• SET TASK
Output each entry that follows exactly. Images stay out.

(Source code of charts)
--- --- ---

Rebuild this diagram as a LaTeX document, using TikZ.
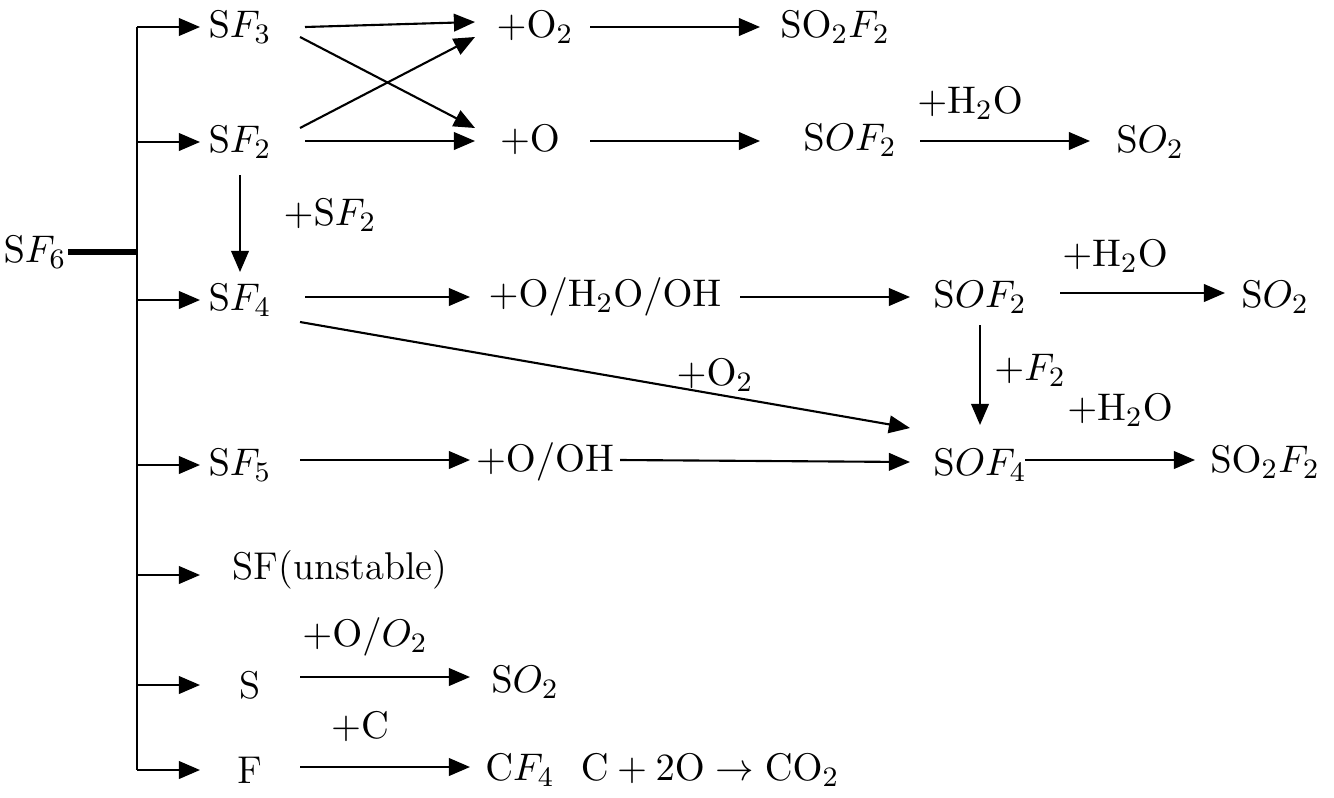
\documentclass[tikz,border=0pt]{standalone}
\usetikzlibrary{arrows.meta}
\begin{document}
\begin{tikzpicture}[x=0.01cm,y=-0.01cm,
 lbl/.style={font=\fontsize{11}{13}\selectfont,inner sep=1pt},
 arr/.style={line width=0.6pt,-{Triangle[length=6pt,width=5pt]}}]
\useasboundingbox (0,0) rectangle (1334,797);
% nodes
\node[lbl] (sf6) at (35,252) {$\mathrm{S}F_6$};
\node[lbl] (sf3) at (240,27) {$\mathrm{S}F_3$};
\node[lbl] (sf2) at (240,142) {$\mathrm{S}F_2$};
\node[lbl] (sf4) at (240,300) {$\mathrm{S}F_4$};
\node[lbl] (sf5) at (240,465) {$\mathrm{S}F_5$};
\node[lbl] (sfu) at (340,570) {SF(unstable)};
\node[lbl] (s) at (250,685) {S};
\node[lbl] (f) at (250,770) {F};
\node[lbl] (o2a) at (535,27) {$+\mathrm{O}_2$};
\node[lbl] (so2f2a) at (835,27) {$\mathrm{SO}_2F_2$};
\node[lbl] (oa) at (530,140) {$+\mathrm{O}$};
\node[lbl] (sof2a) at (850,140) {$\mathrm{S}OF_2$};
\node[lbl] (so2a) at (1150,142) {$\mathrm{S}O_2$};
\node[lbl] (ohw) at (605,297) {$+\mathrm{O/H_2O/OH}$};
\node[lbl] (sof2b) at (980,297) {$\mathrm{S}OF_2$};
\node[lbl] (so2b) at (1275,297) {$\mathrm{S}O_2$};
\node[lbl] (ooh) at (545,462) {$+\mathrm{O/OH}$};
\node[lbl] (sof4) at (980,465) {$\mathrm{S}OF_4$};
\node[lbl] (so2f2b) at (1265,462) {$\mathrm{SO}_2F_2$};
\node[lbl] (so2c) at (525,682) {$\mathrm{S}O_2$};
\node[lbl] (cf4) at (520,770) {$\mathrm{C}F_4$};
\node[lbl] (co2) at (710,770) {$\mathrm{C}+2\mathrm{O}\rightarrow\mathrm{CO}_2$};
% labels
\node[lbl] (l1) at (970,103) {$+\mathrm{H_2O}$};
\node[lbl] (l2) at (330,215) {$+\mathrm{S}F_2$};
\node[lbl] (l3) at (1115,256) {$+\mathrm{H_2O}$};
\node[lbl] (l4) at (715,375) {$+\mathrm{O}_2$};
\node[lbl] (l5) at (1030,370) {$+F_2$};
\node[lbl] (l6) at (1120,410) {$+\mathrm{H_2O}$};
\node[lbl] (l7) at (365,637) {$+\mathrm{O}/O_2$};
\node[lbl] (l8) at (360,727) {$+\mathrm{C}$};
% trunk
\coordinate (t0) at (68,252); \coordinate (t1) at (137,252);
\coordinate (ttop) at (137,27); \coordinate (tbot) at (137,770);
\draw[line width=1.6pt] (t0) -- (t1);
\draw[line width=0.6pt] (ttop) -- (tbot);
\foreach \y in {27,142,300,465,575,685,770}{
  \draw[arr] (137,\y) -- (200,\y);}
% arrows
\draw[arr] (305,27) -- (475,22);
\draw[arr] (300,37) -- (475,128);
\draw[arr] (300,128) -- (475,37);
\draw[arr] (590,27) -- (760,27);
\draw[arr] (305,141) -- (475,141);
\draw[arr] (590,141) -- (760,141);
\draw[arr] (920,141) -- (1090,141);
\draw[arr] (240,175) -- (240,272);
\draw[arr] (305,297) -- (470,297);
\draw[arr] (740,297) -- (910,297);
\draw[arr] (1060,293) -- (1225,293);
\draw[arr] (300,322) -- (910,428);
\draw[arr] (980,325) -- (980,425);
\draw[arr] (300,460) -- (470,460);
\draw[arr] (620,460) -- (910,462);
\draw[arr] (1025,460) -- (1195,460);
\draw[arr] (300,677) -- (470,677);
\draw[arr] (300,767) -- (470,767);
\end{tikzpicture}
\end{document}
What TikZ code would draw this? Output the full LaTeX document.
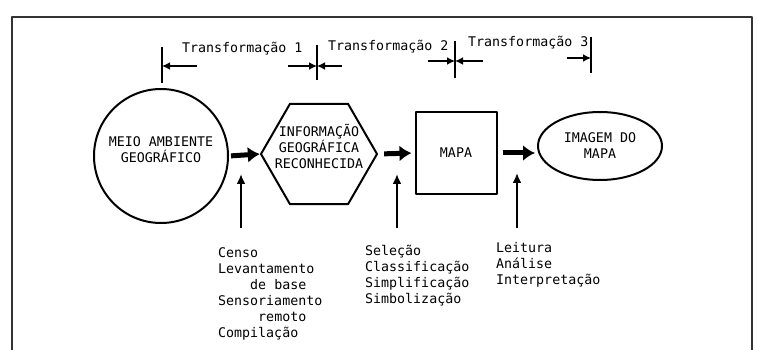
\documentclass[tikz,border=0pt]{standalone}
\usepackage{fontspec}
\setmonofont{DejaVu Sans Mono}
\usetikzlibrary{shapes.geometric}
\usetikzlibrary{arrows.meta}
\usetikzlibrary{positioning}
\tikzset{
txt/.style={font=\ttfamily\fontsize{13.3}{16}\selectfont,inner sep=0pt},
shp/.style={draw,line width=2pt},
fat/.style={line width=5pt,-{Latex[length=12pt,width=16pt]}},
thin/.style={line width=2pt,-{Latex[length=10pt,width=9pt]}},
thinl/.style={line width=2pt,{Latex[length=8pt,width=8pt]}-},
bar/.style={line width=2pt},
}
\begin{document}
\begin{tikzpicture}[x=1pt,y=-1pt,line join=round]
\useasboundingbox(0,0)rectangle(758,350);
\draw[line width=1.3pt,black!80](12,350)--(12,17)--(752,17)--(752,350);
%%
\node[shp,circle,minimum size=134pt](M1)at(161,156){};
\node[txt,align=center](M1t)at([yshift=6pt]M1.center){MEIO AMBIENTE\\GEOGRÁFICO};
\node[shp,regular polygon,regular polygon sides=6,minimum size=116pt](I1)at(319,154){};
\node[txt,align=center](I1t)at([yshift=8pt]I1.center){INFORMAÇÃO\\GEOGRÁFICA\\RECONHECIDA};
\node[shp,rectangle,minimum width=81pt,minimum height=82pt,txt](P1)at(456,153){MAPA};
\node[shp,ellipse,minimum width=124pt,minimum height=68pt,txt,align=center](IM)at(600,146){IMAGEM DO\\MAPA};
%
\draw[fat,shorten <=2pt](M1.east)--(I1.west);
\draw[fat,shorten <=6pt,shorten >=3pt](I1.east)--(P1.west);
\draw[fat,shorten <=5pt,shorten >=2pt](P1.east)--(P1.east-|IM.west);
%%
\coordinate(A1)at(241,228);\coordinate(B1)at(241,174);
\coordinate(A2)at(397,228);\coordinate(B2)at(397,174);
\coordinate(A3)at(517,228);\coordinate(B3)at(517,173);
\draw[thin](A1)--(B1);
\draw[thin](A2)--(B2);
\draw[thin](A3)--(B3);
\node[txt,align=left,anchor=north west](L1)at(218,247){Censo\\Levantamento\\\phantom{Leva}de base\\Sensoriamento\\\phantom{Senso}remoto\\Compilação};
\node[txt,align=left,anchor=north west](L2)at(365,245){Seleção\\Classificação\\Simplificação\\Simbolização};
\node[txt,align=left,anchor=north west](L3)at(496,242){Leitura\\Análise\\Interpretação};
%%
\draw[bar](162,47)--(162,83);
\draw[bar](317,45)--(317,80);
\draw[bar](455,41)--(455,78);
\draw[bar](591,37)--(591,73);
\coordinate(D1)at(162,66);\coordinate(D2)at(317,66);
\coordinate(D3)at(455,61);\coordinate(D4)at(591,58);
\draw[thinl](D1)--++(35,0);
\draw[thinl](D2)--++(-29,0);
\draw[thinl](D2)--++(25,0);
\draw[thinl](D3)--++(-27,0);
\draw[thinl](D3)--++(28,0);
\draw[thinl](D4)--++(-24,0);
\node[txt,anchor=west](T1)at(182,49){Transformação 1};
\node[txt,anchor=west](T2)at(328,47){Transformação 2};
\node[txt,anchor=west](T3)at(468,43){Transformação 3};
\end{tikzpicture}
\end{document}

--- --- ---

• TASK SOLUTION
Rebuild this diagram as a LaTeX document, using TikZ.
\documentclass[tikz,border=0pt]{standalone}
\usetikzlibrary{arrows.meta}
\begin{document}
\begin{tikzpicture}[x=0.01cm,y=-0.01cm,
 lbl/.style={font=\fontsize{11}{13}\selectfont,inner sep=1pt},
 arr/.style={line width=0.6pt,-{Triangle[length=6pt,width=5pt]}}]
\useasboundingbox (0,0) rectangle (1334,797);
% nodes
\node[lbl] (sf6) at (35,252) {$\mathrm{S}F_6$};
\node[lbl] (sf3) at (240,27) {$\mathrm{S}F_3$};
\node[lbl] (sf2) at (240,142) {$\mathrm{S}F_2$};
\node[lbl] (sf4) at (240,300) {$\mathrm{S}F_4$};
\node[lbl] (sf5) at (240,465) {$\mathrm{S}F_5$};
\node[lbl] (sfu) at (340,570) {SF(unstable)};
\node[lbl] (s) at (250,685) {S};
\node[lbl] (f) at (250,770) {F};
\node[lbl] (o2a) at (535,27) {$+\mathrm{O}_2$};
\node[lbl] (so2f2a) at (835,27) {$\mathrm{SO}_2F_2$};
\node[lbl] (oa) at (530,140) {$+\mathrm{O}$};
\node[lbl] (sof2a) at (850,140) {$\mathrm{S}OF_2$};
\node[lbl] (so2a) at (1150,142) {$\mathrm{S}O_2$};
\node[lbl] (ohw) at (605,297) {$+\mathrm{O/H_2O/OH}$};
\node[lbl] (sof2b) at (980,297) {$\mathrm{S}OF_2$};
\node[lbl] (so2b) at (1275,297) {$\mathrm{S}O_2$};
\node[lbl] (ooh) at (545,462) {$+\mathrm{O/OH}$};
\node[lbl] (sof4) at (980,465) {$\mathrm{S}OF_4$};
\node[lbl] (so2f2b) at (1265,462) {$\mathrm{SO}_2F_2$};
\node[lbl] (so2c) at (525,682) {$\mathrm{S}O_2$};
\node[lbl] (cf4) at (520,770) {$\mathrm{C}F_4$};
\node[lbl] (co2) at (710,770) {$\mathrm{C}+2\mathrm{O}\rightarrow\mathrm{CO}_2$};
% labels
\node[lbl] (l1) at (970,103) {$+\mathrm{H_2O}$};
\node[lbl] (l2) at (330,215) {$+\mathrm{S}F_2$};
\node[lbl] (l3) at (1115,256) {$+\mathrm{H_2O}$};
\node[lbl] (l4) at (715,375) {$+\mathrm{O}_2$};
\node[lbl] (l5) at (1030,370) {$+F_2$};
\node[lbl] (l6) at (1120,410) {$+\mathrm{H_2O}$};
\node[lbl] (l7) at (365,637) {$+\mathrm{O}/O_2$};
\node[lbl] (l8) at (360,727) {$+\mathrm{C}$};
% trunk
\coordinate (t0) at (68,252); \coordinate (t1) at (137,252);
\coordinate (ttop) at (137,27); \coordinate (tbot) at (137,770);
\draw[line width=1.6pt] (t0) -- (t1);
\draw[line width=0.6pt] (ttop) -- (tbot);
\foreach \y in {27,142,300,465,575,685,770}{
  \draw[arr] (137,\y) -- (200,\y);}
% arrows
\draw[arr] (305,27) -- (475,22);
\draw[arr] (300,37) -- (475,128);
\draw[arr] (300,128) -- (475,37);
\draw[arr] (590,27) -- (760,27);
\draw[arr] (305,141) -- (475,141);
\draw[arr] (590,141) -- (760,141);
\draw[arr] (920,141) -- (1090,141);
\draw[arr] (240,175) -- (240,272);
\draw[arr] (305,297) -- (470,297);
\draw[arr] (740,297) -- (910,297);
\draw[arr] (1060,293) -- (1225,293);
\draw[arr] (300,322) -- (910,428);
\draw[arr] (980,325) -- (980,425);
\draw[arr] (300,460) -- (470,460);
\draw[arr] (620,460) -- (910,462);
\draw[arr] (1025,460) -- (1195,460);
\draw[arr] (300,677) -- (470,677);
\draw[arr] (300,767) -- (470,767);
\end{tikzpicture}
\end{document}
What TikZ code would draw this? Output the full LaTeX document.
\documentclass[tikz,border=0pt]{standalone}
\usepackage{fontspec}
\setmonofont{DejaVu Sans Mono}
\usetikzlibrary{shapes.geometric}
\usetikzlibrary{arrows.meta}
\usetikzlibrary{positioning}
\tikzset{
txt/.style={font=\ttfamily\fontsize{13.3}{16}\selectfont,inner sep=0pt},
shp/.style={draw,line width=2pt},
fat/.style={line width=5pt,-{Latex[length=12pt,width=16pt]}},
thin/.style={line width=2pt,-{Latex[length=10pt,width=9pt]}},
thinl/.style={line width=2pt,{Latex[length=8pt,width=8pt]}-},
bar/.style={line width=2pt},
}
\begin{document}
\begin{tikzpicture}[x=1pt,y=-1pt,line join=round]
\useasboundingbox(0,0)rectangle(758,350);
\draw[line width=1.3pt,black!80](12,350)--(12,17)--(752,17)--(752,350);
%%
\node[shp,circle,minimum size=134pt](M1)at(161,156){};
\node[txt,align=center](M1t)at([yshift=6pt]M1.center){MEIO AMBIENTE\\GEOGRÁFICO};
\node[shp,regular polygon,regular polygon sides=6,minimum size=116pt](I1)at(319,154){};
\node[txt,align=center](I1t)at([yshift=8pt]I1.center){INFORMAÇÃO\\GEOGRÁFICA\\RECONHECIDA};
\node[shp,rectangle,minimum width=81pt,minimum height=82pt,txt](P1)at(456,153){MAPA};
\node[shp,ellipse,minimum width=124pt,minimum height=68pt,txt,align=center](IM)at(600,146){IMAGEM DO\\MAPA};
%
\draw[fat,shorten <=2pt](M1.east)--(I1.west);
\draw[fat,shorten <=6pt,shorten >=3pt](I1.east)--(P1.west);
\draw[fat,shorten <=5pt,shorten >=2pt](P1.east)--(P1.east-|IM.west);
%%
\coordinate(A1)at(241,228);\coordinate(B1)at(241,174);
\coordinate(A2)at(397,228);\coordinate(B2)at(397,174);
\coordinate(A3)at(517,228);\coordinate(B3)at(517,173);
\draw[thin](A1)--(B1);
\draw[thin](A2)--(B2);
\draw[thin](A3)--(B3);
\node[txt,align=left,anchor=north west](L1)at(218,247){Censo\\Levantamento\\\phantom{Leva}de base\\Sensoriamento\\\phantom{Senso}remoto\\Compilação};
\node[txt,align=left,anchor=north west](L2)at(365,245){Seleção\\Classificação\\Simplificação\\Simbolização};
\node[txt,align=left,anchor=north west](L3)at(496,242){Leitura\\Análise\\Interpretação};
%%
\draw[bar](162,47)--(162,83);
\draw[bar](317,45)--(317,80);
\draw[bar](455,41)--(455,78);
\draw[bar](591,37)--(591,73);
\coordinate(D1)at(162,66);\coordinate(D2)at(317,66);
\coordinate(D3)at(455,61);\coordinate(D4)at(591,58);
\draw[thinl](D1)--++(35,0);
\draw[thinl](D2)--++(-29,0);
\draw[thinl](D2)--++(25,0);
\draw[thinl](D3)--++(-27,0);
\draw[thinl](D3)--++(28,0);
\draw[thinl](D4)--++(-24,0);
\node[txt,anchor=west](T1)at(182,49){Transformação 1};
\node[txt,anchor=west](T2)at(328,47){Transformação 2};
\node[txt,anchor=west](T3)at(468,43){Transformação 3};
\end{tikzpicture}
\end{document}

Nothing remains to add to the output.